Сова испускала свое жалобное мяуканье,

И слышались недобрые вздохи и стоны,

Когда, застыв, словно мертвец у своей гробницы,

Он подходил с ужимками к поганому камню.

Сидя кружком на увядшем вереске,

Хищники с мечтательным видом смотрели На скользящие отблески оловянной луны;

И внезапно становился посреди, с мертвенно-бледным Лицом, с равнодушным огнем во взгляде,

Призрак, укрытый капюшоном, словно монах,

Великий предводитель волков свистел в зеленой ночи*.

Стихотворение дано в подстрочном переводе. — Прим. пер.
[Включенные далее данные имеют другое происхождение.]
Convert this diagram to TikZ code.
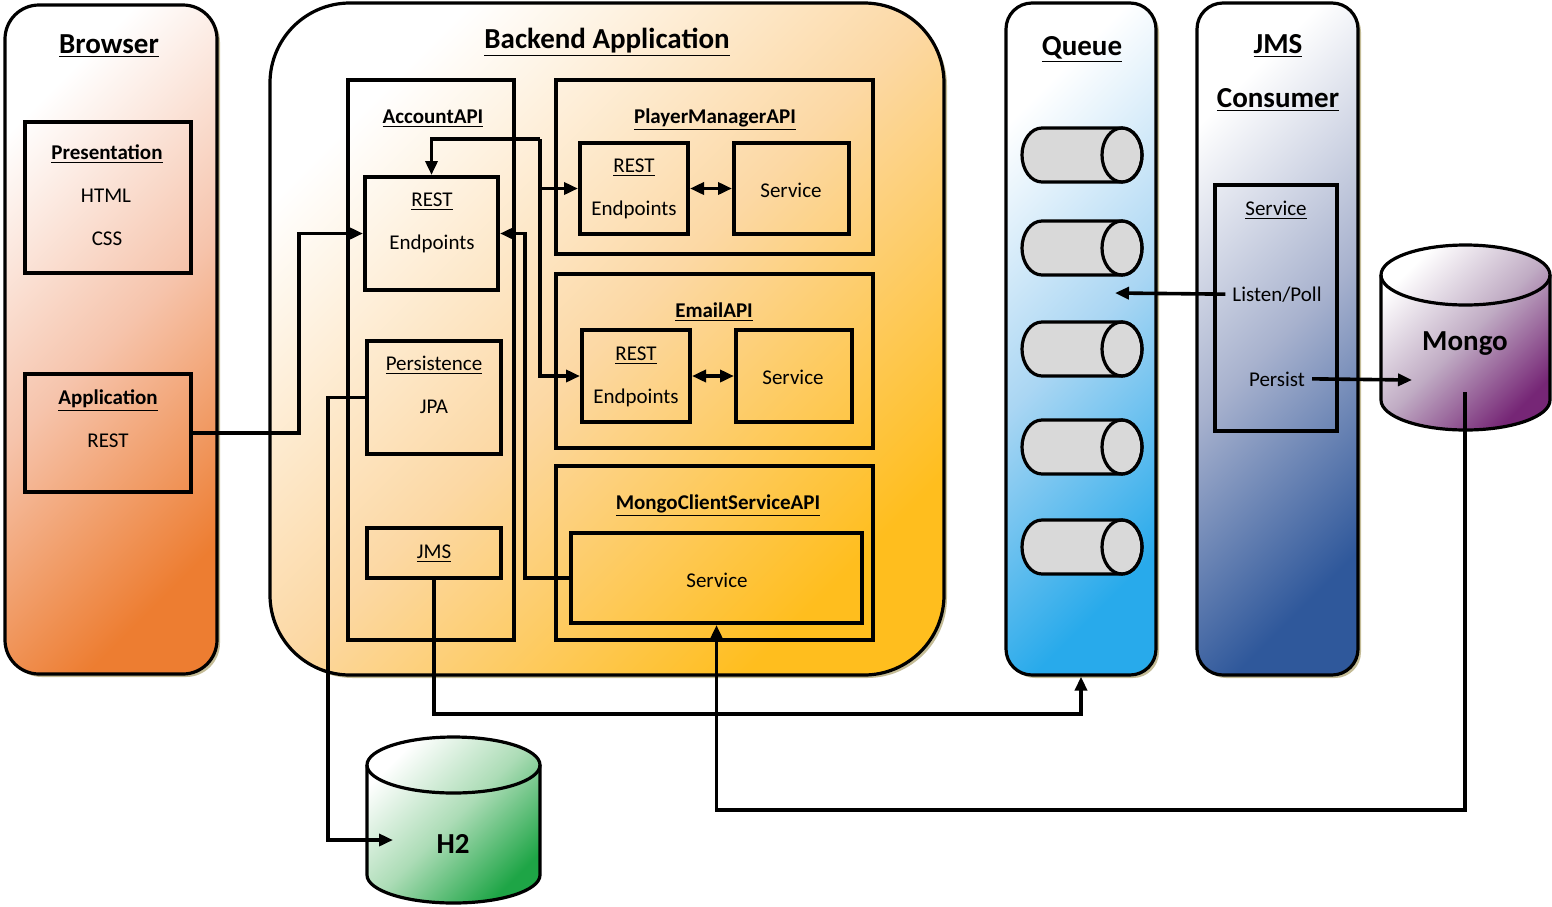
\documentclass[tikz,border=0pt]{standalone}
\usepackage{fontspec}
\setmainfont{Carlito}
\usetikzlibrary{fit,shadows,arrows.meta}

\definecolor{browserorange}{RGB}{237,125,49}
\definecolor{browserpink}{RGB}{246,196,172}
\definecolor{backendgold}{RGB}{255,190,30}
\definecolor{backendpeach}{RGB}{252,216,164}
\definecolor{queueblue}{RGB}{40,170,235}
\definecolor{queuelight}{RGB}{170,214,243}
\definecolor{consumerblue}{RGB}{47,88,155}
\definecolor{consumermid}{RGB}{168,178,206}
\definecolor{mongopurple}{RGB}{118,38,118}
\definecolor{mongomid}{RGB}{192,172,196}
\definecolor{hgreen}{RGB}{30,165,70}
\definecolor{hmid}{RGB}{172,220,182}
\definecolor{qgray}{RGB}{217,217,217}
\definecolor{shadowtan}{RGB}{196,188,150}

\tikzstyle{tier} = [rectangle, draw, line width=1.6pt, inner sep=0pt, drop shadow={shadow xshift=1.5pt, shadow yshift=-1.5pt, fill=shadowtan, opacity=1}]
\tikzstyle{apibox} = [rectangle, draw, line width=1.6pt, inner sep=0pt]
\tikzstyle{box} = [rectangle, draw, line width=2pt, inner sep=0pt]
\tikzstyle{cyl} = [draw, line width=1.6pt, line join=round]
\tikzstyle{lbl} = [font=\fontsize{10.5}{12}\selectfont, anchor=base]
\tikzstyle{ttl} = [font=\fontsize{10.5}{12}\selectfont\bfseries, anchor=base]
\tikzstyle{head} = [font=\fontsize{14.5}{17}\selectfont\bfseries, anchor=base]
\tikzstyle{wire} = [draw, line width=1.8pt, ->]
\tikzset{grad/.style 2 args={top color=white, bottom color=#1, middle color=#2, shading angle=45}}

\begin{document}
\begin{tikzpicture}[x=0.5pt,y=-0.5pt,>={Triangle[length=7pt,width=6pt]}]
  \useasboundingbox (0,0) rectangle (1552,906);

  % tiers
  \node[tier, rounded corners=17pt, grad={browserorange}{browserpink}, fit={(5,5) (217,674)}] (browser) {};
  \node[tier, rounded corners=40pt, grad={backendgold}{backendpeach}, fit={(270,3) (944,675)}] (backend) {};
  \node[tier, rounded corners=13pt, grad={queueblue}{queuelight}, fit={(1006,3) (1156,675)}] (queue) {};
  \node[tier, rounded corners=13pt, grad={consumerblue}{consumermid}, fit={(1197,3) (1358,675)}] (consumer) {};

  % browser
  \node[box, fit={(25,122) (191,273)}] (pres) {};
  \node[box, fit={(25,374) (191,492)}] (app) {};
  \node[head] (tBrowser) at (109,53) {\underline{Browser}};
  \node[ttl] (tPres) at (107,159) {\underline{Presentation}};
  \node[lbl] (tHtml) at (106,202) {HTML};
  \node[lbl] (tCss) at (107,245) {CSS};
  \node[ttl] (tApp) at (108,404) {\underline{Application}};
  \node[lbl] (tAppRest) at (108,447) {REST};

  % backend
  \node[head] (tBackend) at (607,48) {\underline{Backend Application}};
  \node[apibox, fit={(348,80) (514,640)}] (account) {};
  \node[box, fit={(365,177) (498,290)}] (accrest) {};
  \node[box, fit={(367,341) (501,454)}] (pers) {};
  \node[box, fit={(367,528) (501,578)}] (jms) {};
  \node[ttl] (tAccount) at (433,123) {\underline{AccountAPI}};
  \node[lbl] (tAccRest) at (432,206) {\underline{REST}};
  \node[lbl] (tAccEnd) at (432,249) {Endpoints};
  \node[lbl] (tPers) at (434,370) {\underline{Persistence}};
  \node[lbl] (tJpa) at (434,413) {JPA};
  \node[lbl] (tJms) at (434,558) {\underline{JMS}};

  \node[apibox, fit={(556,80) (873,254)}] (player) {};
  \node[box, fit={(580,143) (688,234)}] (pmrest) {};
  \node[box, fit={(734,143) (849,234)}] (pmsvc) {};
  \node[ttl] (tPlayer) at (715,123) {\underline{PlayerManagerAPI}};
  \node[lbl] (tPmRest) at (634,172) {\underline{REST}};
  \node[lbl] (tPmEnd) at (634,215) {Endpoints};
  \node[lbl] (tPmSvc) at (791,197) {Service};

  \node[apibox, fit={(556,274) (873,448)}] (email) {};
  \node[box, fit={(582,330) (690,422)}] (emrest) {};
  \node[box, fit={(736,330) (852,422)}] (emsvc) {};
  \node[ttl] (tEmail) at (714,317) {\underline{EmailAPI}};
  \node[lbl] (tEmRest) at (636,360) {\underline{REST}};
  \node[lbl] (tEmEnd) at (636,403) {Endpoints};
  \node[lbl] (tEmSvc) at (793,384) {Service};

  \node[apibox, fit={(556,466) (873,640)}] (mongoapi) {};
  \node[box, fit={(571,533) (862,623)}] (mcsvc) {};
  \node[ttl] (tMongoApi) at (718,509) {\underline{MongoClientServiceAPI}};
  \node[lbl] (tMcSvc) at (717,587) {Service};

  % queue
  \node[head] (tQueue) at (1082,55) {\underline{Queue}};
  \foreach \y in {155,248,349,447,547} {
    \path[cyl, fill=qgray] (1042,\y-27) -- (1122,\y-27)
      arc[start angle=90, end angle=-90, x radius=10pt, y radius=13.5pt]
      -- (1042,\y+27)
      arc[start angle=270, end angle=90, x radius=10pt, y radius=13.5pt] -- cycle;
    \draw[cyl] (1122,\y) ellipse[x radius=10pt, y radius=13.5pt];
  }

  % consumer
  \node[head] (tJmsC) at (1278,53) {\underline{JMS}};
  \node[head] (tConsumer) at (1278,107) {\underline{Consumer}};
  \node[box, fit={(1215,185) (1337,431)}] (cssvc) {};
  \node[lbl] (tCsSvc) at (1276,215) {\underline{Service}};
  \node[lbl] (tListen) at (1277,301) {Listen/Poll};
  \node[lbl] (tPersist) at (1277,386) {Persist};

  % databases
  \path[cyl, grad={mongopurple}{mongomid}] (1381,275) -- (1381,400)
    arc[start angle=180, end angle=360, x radius=42.25pt, y radius=15pt]
    -- (1550,275)
    arc[start angle=0, end angle=180, x radius=42.25pt, y radius=15pt] -- cycle;
  \draw[cyl] (1381,275) arc[start angle=180, end angle=360, x radius=42.25pt, y radius=15pt];
  \node[head] (tMongo) at (1465,350) {Mongo};

  \path[cyl, grad={hgreen}{hmid}] (367,765) -- (367,875)
    arc[start angle=180, end angle=360, x radius=43.25pt, y radius=14pt]
    -- (540,765)
    arc[start angle=0, end angle=180, x radius=43.25pt, y radius=14pt] -- cycle;
  \draw[cyl] (367,765) arc[start angle=180, end angle=360, x radius=43.25pt, y radius=14pt];
  \node[head] (tH2) at (453,853) {H2};

  \coordinate (split) at (540,139);
  \coordinate (h2in) at (393,840);
  \coordinate (qin) at (1115,293);
  \coordinate (mongoin) at (1412,380);
  \coordinate (mongoout) at (1465,392);

  % connectors
  \draw[wire] (app.east) -- ++(106,0) |- (accrest.west);
  \draw[wire] (split) -| (accrest.north);
  \draw[wire] (split) |- (pmrest.west);
  \draw[wire] (split) |- (emrest.west);
  \draw[wire] (mcsvc.west) -- ++(-44,0) |- (accrest.east);
  \draw[wire] (pers.west) -- ++(-37,0) |- (h2in);
  \draw[wire] (jms.south) -- ++(0,134) -| (queue.south);
  \draw[wire] (mongoout) -- ++(0,418) -| (mcsvc.south);
  \draw[wire] (tListen.west) -- (qin);
  \draw[wire] (tPersist.east) -- (mongoin);
  \draw[wire,<->] (pmrest.east) -- (pmsvc.west);
  \draw[wire,<->] (emrest.east) -- (emsvc.west);
\end{tikzpicture}
\end{document}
Жители лесов лучше всех прочих поддавались дьявольскому внушению: в шелесте листьев, в шорохе ветвей им слышались стоны или таинственные голоса. Исступления, видения, галлюцинации, происходящие от помутнения рассудка или каких-то тайных инициации, заставляли их видеть в себе животных. Среди этих сторонников анимизма, сменивших под зачарованными ветвями приверженцев хтонических и дионисийских культов, поддерживалась истерическая зоопсия. Как они переходили из человеческого состояния в волчье и обратно — вполне естественным образом? Говорят, некоторые животные, считающиеся несовершенными — такие, как мухоловка или уж, — проделывали подобные метаморфозы. Разложившиеся тела превращались в мух, шершней, скорпионов, шелковичных червей и василисков. Женские волосы, зарытые в навоз, становились рептилиями; «влажная субстанция» камней порождала жаб, а прогнившие корабельные доски — уток и прочих птиц. Такие верования были распространены во времена волков-оборотней. Де-монологи хоть и разделяли их, но в то же время находили наивными и неразумными, потому что работа дьявола в них была недостаточно ясно видна. Физические причины, подразумевавшие спонтанное зарождение или существование наследственной предрасположенности, оставляли дьявола в стороне; а вот проявление дьявольского влияния в чудовищных преступлениях, совершенных ликантропами, представлялось им очевидным. Поэтому они стали искать другие объяснения, которые, на наш взгляд, следует разделить на две категории: невольное превращение (инкубат-суккубат и одержимость) и добровольное превращение (скотоложство и сделка с нечистой силой).